When IT talents leave, as they often do, they take away work know-how that took a lot of time and money to create. If these talents were primarily involved in manual configurations, it is unlikely they have created much in the way of documentation. It is not easy for those taking over to fully understand the implementations from whatever if any, documentation that was left. Often, it may be quicker for your new staff to reinvent the work. All the investment that went into creating the previous configurations is rendered worthless. 


By introducing Infrastructure as Code, you can track every action, process and change and capture these in reports and documents. New employees can review the code and documentation to rapidly acquire an understanding of the configurations and build upon the work of previous staff. In this way, Infrastructure as Code acts as a failsafe for employee churn by protecting the investments of the past.   

"Infrastructure as Code acts as a failsafe for employee churn by protecting the investments of the past. "

Avoiding the curse of poor documentation


Essential as it is in protecting your investments, creating good documentation is not easy. Most engineers have little enthusiasm for documenting their work. Without good documentation, configurations will drift, and inconsistencies arise in your infrastructure.


In Infrastructure as Code, you codify your entire computing environment. Every piece of infrastructure, whether database, server, or network – is expressed as code.  The configuration of every item and their relationship to one another is also encoded into a file. 


The deployment steps are performed by code. The configuration file is pretty much self-descriptive and self-contained. It is all the documentation other engineers need to understand what is going on. You could, if you wanted to, add some introductory comments and diagrams for clarity. 


The Infrastructure as Code configuration file represents your single source of truth for how your environment will be configured. Every time you run the file, your infrastructure will be repeatedly deployed. 

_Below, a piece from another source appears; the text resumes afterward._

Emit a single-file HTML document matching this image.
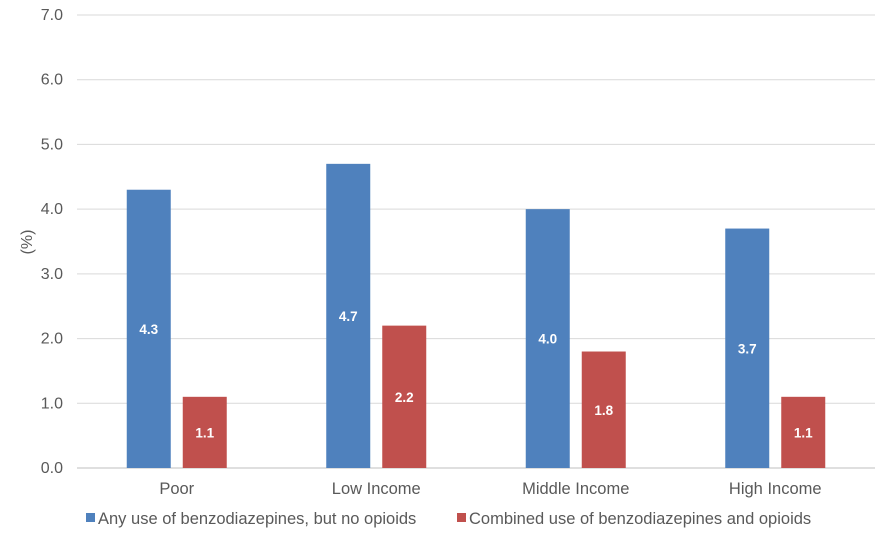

Enhancing your reputation for reliability


Configuration changes to your infrastructure are often required to accommodate new features, additional integrations, and source code edits. To deliver workable solutions, your staff have to test, deploy, and troubleshoot every single change. Keeping track of all the changes and people who made them can quickly become unmanageable. 

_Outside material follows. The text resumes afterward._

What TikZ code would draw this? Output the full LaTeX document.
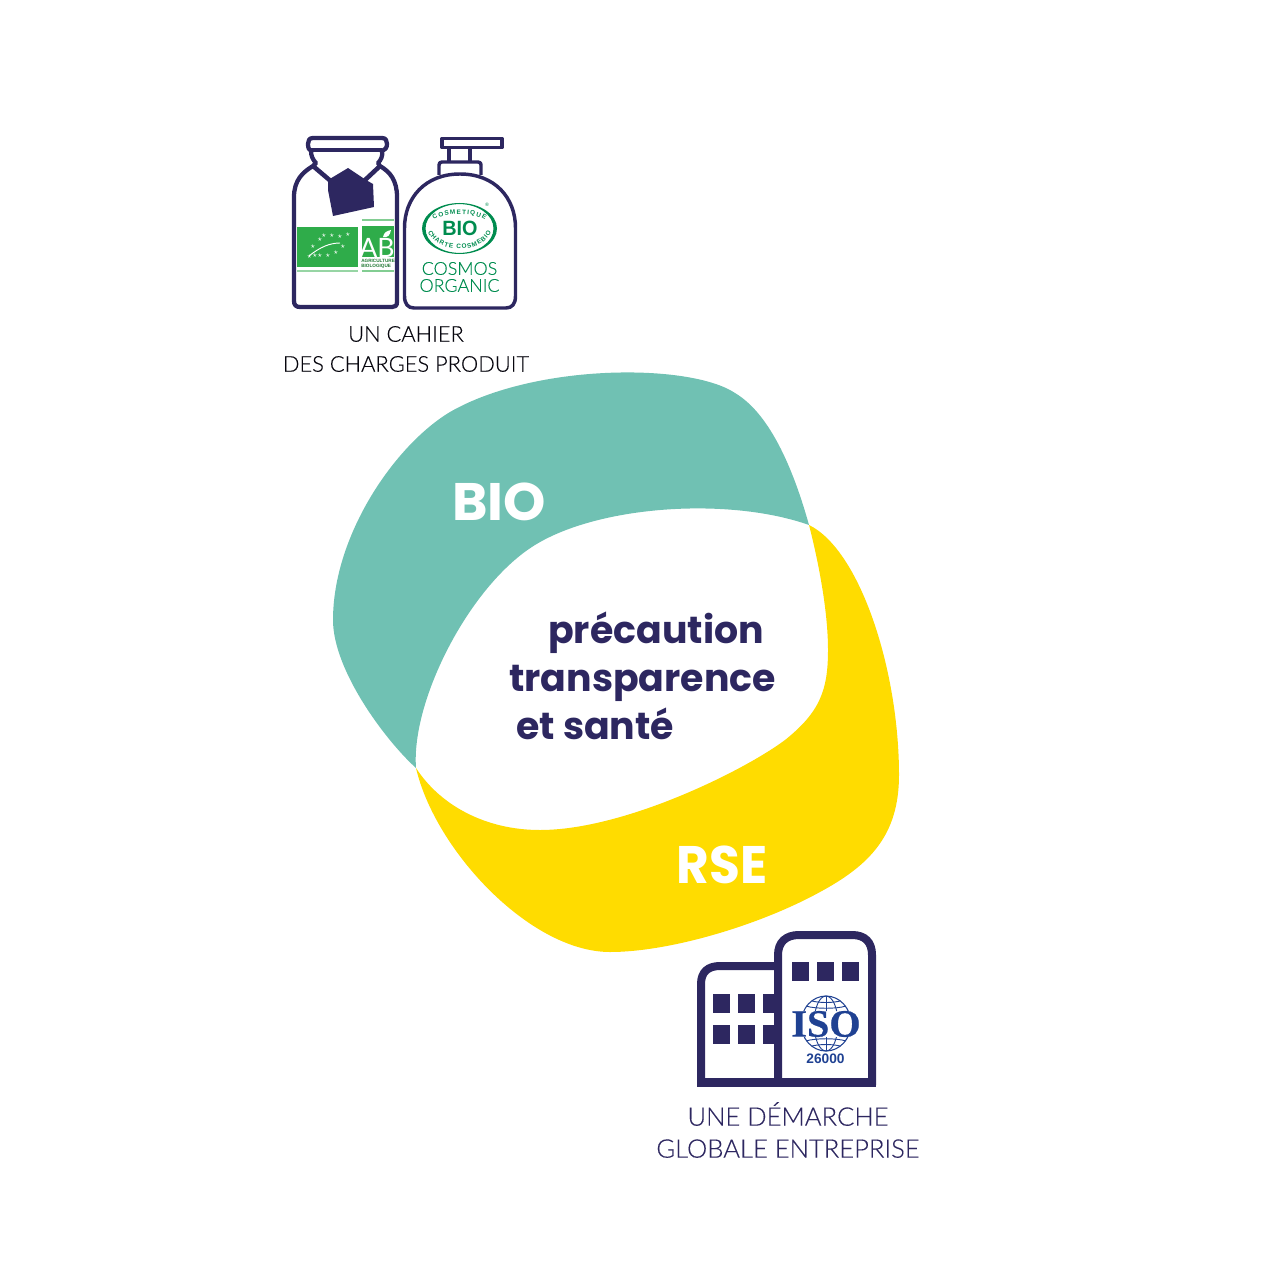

Infrastructure as Code is code that can be version-controlled. Every change to your server configuration is documented, logged, tracked, and tested, just like code. Any issues can be quickly pinpointed and corrected, minimising the risk of failure. If a new version has problems, you can revert to a previous working version without any downtime while the latest version is being rectified.

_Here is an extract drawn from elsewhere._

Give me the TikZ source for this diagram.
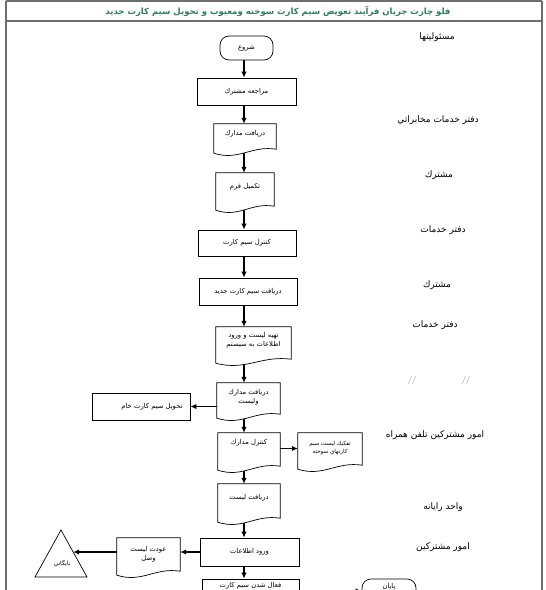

Delays and errors that arise from manual provisioning can be avoided. You quickly respond to customer needs and take advantage of business opportunities. You enhance your reputation for being able to deliver reliable and resilient services.   

"Delays and errors that arise from manual provisioning can be avoided. You quickly respond to customer needs and take advantage of business opportunities. You enhance your reputation for being able to deliver reliable and resilient services. "

Raise productivity by enabling collaboration


Using the microservices approach, you can speed up your development by enabling a large number of engineers to work on a single project. In this approach, you break down your infrastructure into small modules for each engineer to work on independently and later combine in an automated fashion. 


These modules have to be tested, then integrated, tested, and retested in Development, System Integration Testing and Quality Assurance environments before being production-ready. It requires collaboration among developers, testers, and security professionals. At each stage, environments and infrastructure must be set up, adjusted, and torn down. 


It would be best if you adopted Infrastructure as Code to cope with the increased level of activity and management complexity. It will enable you to integrate and continuously develop your applications. 

 

The future of technology is in the cloud, but developing and sustaining a robust cloud strategy is not a trivial task. Adopting Infrastructure as Code can make life much more manageable.